#### Question

A tank with rectangular base and rectangular sides, open at the top is to the constructed so that its depth is 2 m and volume is 8 m^{3}. If building of tank cost 70 per square metre for the base and Rs 45 per square matre for sides, what is the cost of least expensive tank?

#### Solution

Let *l*, *b* and *h* be the length, breadth and height of the tank, respectively.

Height, *h* = 2 m

Volume of the tank = 8 m^{3}

Volume of the tank = l × b × h

∴ *l *× *b* × 2 = 8

\[\Rightarrow lb = 4\]

\[ \Rightarrow b = \frac{4}{l}\]

Area of the base = lb = 4 m^{2}

Area of the 4 walls, *A*= 2*h* (*l* + *b*)

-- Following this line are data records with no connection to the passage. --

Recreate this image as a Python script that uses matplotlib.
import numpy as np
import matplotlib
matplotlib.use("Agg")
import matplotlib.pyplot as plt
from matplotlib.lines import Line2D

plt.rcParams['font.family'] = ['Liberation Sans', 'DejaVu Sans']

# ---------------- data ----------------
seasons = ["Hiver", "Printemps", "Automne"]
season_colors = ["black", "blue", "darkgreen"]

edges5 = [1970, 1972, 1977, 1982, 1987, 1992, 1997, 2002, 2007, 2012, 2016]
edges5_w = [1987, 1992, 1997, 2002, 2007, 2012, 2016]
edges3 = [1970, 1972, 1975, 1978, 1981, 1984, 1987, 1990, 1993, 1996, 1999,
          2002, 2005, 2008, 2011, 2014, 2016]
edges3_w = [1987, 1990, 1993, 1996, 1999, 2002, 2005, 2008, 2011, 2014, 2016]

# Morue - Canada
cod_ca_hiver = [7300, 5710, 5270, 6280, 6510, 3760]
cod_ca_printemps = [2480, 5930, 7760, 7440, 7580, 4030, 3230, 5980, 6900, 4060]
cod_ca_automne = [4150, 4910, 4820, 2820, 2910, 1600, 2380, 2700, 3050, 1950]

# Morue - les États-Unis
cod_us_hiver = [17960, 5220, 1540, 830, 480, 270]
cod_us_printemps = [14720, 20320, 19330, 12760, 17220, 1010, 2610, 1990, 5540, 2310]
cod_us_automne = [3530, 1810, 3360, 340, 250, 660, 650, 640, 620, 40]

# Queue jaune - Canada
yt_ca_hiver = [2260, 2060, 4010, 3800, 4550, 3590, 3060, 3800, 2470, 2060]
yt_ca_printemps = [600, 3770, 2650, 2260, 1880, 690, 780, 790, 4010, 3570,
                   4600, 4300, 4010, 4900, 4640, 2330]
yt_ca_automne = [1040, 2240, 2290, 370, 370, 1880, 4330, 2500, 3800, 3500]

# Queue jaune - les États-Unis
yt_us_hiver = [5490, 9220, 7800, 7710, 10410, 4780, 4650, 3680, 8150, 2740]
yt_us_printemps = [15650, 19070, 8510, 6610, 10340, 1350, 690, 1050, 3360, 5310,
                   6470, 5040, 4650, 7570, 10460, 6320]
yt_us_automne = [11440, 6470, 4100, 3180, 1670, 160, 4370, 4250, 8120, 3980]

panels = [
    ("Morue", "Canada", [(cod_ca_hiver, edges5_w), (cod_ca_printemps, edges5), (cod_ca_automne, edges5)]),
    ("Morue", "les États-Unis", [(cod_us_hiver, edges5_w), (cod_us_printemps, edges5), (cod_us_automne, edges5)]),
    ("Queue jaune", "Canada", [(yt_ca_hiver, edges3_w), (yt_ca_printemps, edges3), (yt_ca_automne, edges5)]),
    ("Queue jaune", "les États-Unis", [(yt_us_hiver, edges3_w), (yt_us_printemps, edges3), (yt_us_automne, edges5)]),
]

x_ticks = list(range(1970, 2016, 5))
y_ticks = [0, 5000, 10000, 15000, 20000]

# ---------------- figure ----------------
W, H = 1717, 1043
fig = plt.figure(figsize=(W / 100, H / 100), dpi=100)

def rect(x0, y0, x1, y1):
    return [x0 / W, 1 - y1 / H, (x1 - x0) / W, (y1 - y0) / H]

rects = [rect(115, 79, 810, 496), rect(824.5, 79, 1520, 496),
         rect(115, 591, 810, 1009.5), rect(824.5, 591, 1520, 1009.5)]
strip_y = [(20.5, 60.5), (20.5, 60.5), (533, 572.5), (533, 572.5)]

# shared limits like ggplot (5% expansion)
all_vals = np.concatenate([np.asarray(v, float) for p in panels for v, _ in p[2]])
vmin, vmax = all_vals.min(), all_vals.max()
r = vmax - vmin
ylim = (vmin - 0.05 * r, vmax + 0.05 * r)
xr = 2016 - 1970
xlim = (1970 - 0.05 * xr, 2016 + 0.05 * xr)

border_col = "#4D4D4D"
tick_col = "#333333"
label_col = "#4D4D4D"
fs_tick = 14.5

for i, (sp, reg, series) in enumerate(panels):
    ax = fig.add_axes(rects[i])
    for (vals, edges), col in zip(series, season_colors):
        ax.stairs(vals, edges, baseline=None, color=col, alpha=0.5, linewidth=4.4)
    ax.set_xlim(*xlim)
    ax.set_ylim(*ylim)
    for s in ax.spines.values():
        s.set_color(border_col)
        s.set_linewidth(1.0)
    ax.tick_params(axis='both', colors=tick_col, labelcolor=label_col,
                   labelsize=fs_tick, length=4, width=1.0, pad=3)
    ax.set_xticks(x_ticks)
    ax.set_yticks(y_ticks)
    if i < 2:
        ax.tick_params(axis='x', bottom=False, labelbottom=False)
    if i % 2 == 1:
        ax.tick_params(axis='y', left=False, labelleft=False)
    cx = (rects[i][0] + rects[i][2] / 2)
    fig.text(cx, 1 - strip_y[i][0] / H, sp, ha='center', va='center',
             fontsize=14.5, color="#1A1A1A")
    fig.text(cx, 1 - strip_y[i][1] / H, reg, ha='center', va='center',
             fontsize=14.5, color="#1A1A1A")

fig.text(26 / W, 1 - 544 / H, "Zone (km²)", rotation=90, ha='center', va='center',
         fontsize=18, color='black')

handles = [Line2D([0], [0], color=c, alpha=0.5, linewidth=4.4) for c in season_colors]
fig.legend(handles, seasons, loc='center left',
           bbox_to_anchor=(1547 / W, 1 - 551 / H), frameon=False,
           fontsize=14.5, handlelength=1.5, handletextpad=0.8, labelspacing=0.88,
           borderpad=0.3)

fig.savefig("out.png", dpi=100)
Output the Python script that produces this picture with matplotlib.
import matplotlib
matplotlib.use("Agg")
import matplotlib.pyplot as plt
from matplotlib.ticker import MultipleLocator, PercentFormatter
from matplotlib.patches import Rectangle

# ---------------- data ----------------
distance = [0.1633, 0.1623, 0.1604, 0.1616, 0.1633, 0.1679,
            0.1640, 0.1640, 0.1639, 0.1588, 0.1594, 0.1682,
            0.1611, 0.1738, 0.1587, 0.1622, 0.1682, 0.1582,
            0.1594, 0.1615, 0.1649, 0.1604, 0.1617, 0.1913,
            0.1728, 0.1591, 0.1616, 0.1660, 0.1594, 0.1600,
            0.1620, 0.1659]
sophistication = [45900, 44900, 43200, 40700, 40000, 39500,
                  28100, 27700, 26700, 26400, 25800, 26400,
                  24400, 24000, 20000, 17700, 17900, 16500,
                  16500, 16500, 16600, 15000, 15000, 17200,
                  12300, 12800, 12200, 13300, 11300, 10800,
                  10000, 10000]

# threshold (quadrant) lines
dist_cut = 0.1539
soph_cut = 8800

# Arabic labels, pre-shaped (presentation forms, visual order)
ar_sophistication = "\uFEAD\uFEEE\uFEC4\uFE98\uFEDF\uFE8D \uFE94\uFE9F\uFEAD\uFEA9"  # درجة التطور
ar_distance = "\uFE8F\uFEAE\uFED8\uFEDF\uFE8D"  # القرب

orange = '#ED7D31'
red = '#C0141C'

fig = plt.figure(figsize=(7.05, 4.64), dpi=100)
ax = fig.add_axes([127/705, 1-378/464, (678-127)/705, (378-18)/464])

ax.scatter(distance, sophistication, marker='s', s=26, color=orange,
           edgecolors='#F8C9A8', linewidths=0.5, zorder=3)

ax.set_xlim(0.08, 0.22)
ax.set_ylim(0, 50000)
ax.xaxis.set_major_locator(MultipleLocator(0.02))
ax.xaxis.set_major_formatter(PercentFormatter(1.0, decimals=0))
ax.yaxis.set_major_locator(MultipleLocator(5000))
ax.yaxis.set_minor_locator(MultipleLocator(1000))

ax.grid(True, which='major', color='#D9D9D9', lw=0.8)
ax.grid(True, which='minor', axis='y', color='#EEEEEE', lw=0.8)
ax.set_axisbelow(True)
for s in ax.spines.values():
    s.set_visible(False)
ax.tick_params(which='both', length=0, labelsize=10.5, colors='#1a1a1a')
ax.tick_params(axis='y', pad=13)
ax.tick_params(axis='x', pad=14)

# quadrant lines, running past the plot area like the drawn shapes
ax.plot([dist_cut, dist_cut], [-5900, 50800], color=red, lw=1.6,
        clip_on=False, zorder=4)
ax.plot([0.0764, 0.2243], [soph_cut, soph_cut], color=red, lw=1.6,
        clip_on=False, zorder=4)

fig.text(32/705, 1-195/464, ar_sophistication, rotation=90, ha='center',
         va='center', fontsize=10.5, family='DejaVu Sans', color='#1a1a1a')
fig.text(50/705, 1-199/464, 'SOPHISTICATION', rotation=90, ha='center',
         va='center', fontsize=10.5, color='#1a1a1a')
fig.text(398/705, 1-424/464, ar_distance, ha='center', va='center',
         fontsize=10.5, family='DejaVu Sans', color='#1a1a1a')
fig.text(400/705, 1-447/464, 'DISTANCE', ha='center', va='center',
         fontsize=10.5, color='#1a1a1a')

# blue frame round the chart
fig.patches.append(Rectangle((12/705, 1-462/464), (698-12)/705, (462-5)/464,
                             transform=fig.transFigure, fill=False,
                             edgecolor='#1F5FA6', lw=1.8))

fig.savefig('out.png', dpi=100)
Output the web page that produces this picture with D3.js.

\[\therefore A = 4\left( l + \frac{4}{l} \right)\]

\[ \Rightarrow \frac{dA}{dl} = 4\left( 1 - \frac{4}{l^2} \right)\]

\[\text { For maximum or minimum values of A, we must have }\]

\[\frac{dA}{dl} = 0\]

\[ \Rightarrow 4\left( 1 - \frac{4}{l^2} \right) = 0\]

\[ \Rightarrow l = \pm 2\]

However, the length cannot be negative.

Thus,*l* = 2 m

\[\therefore b = \frac{4}{2} = 2 m\]

\[\text { Now,} \]

\[\frac{d^2 A}{d l^2} = \frac{32}{l^3}\]

\[\text { At }l = 2: \]

\[\frac{d^2 A}{d l^2} = \frac{32}{8} = 4 > 0\]

Thus, the area is the minimum when* l* = 2 m

We have

l = b = h = 2 m

∴ Cost of building the base = Rs 70 × (lb) = Rs 70 × 4 = Rs 280

Cost of building the walls = Rs 2h (l + b) × 45 = Rs 90 (2) (2 + 2)= Rs 8 (90) = Rs 720

Total cost = Rs (280 + 720) = Rs 1000

Hence, the total cost of the tank will be Rs 1000.

#### Notes

The solution given in the book is incorrect. The solution here is created according to the question given in the book.